KVSでの具体的な処理内容は、下記の記事で紹介しています。100行弱のコードが必要です。
構築はできるだけ短くしたい、構成はできるだけシンプルにしたい、本番稼働後の運用は楽にしたい場合は、Lexでの文字起こしが適しています。
AWSのみで構築するケース
AWSのみで構築する要件がある場合です。企業によっては、AWSのみで完結しなければならない、セキュリティポリシーやルールが存在することがあります。
その場合は、Lexを利用することで、AWSのサービスのみで完結できます。
KVSの場合でもAmazon Transcribeを利用することで、AWSのみで構築が可能ですが、ユーザー体験がよくありません。
Transcribeで文字起こしするには、数秒の録音データでも約7秒の処理時間がかかります。さらに、Transcribeで文字起こしするために、LambdaがKVSからメディアデータを取得し、その中から音声データを抽出し、WAV形式の音声ファイルに変換する処理も行う必要があります。
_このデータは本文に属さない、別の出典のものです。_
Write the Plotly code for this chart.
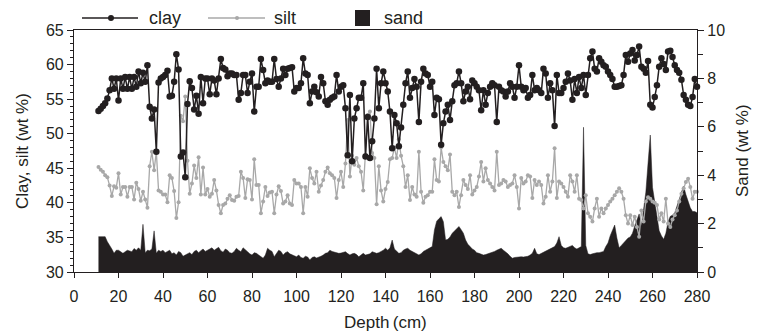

つまり、KVS + Transcribeの場合、僅か数秒の発話であっても、文字起こしに最低7秒かかるため、実装は可能ですがユーザー体験としてよくありません。
ちなみに、KVS + Whisper APIでの場合、Whisper APIでの文字起こしにかかる時間は、数秒の発話であれば1秒程度です。AWSのみという制限がなく、かつ、KVSを採用する場合、Whisper APIなどのAWSではない文字起こしサービスも検討するとよいでしょう。
KVSを利用すべきケース
続いて、LexではなくKVSを利用すべきケースを紹介します。
1回の発話時間が15秒以上
発話が15秒以上かかる場合、KVSが適しています。
Lexでは、1回あたりの発話時間が最大15秒までしか聞き取りができない制限がありますが、KVSであれば、制限がありません。
AIチャットボットでLexを利用する際の制限は、下記ブログにまとめておりますのでご一読ください。
ただし、KVSでは数分程度の発話を聞き取ることができますが、電話中に回答が必要な場合、先程も話題に出たLambdaのタイムアウト8秒という制限がありますので、発話時間が長いと8秒を超えて、エラーとなります。
下記の記事で検証しましたが、「KVS + Whisper API + 生成AIで文字起こしの内容を要約」をLambdaで処理する場合、発話時間が20秒程度であれば、Lambdaの実行時間は、4秒~5秒程度でした。
発話時間が70秒の場合、Lambdaの実行時間は、10~12秒程度でしたので、1つの目安にしてください。
ただし、電話中に返答ではなく、顧客が要件を伝えた後に、折返しの電話で自動応答する場合は、発話時間が数分であっても問題にはなりません。
Transcribe以外の文字起こしサービスを利用したい場合
発話を文字起こしする際に、Transcribe以外のサービスを利用したい場合は、KVSを利用する必要があります。
Lexでの文字起こしは、Transcribeが裏で利用されており、変更はできません。
以前、TranscribeとWhisper APIの日本語の文字起こしの精度を比較しましたが、個人的にはWhisper APIの方がよい印象でした。
このように、Transcribeではなく、Whisper APIなどの他の文字起こしサービスを利用する際は、KVSを利用する必要があります。
カスタム語彙を利用する
固有名詞のヒアリング精度を向上させるため、TranscribeやWhisper APIでは、カスタム語彙が利用できます。
一方、Lexの場合、日本語ではカスタム語彙が利用できません。今後のアップデートに期待しましょう。
Lexの場合、スロットタイプAMAZON.FreeFormInput
とAmazon Bedrockの組み合わせで、文字起こした一部の内容を固有名詞に変換は可能です。
最後に
今回は、Connectでコールセンター向けAIチャットボットを構築する際、LexとKVSのそれぞれ利用すべきケースを考えてみました。
それぞれ、適したケースがありますので、参考になれば幸いです。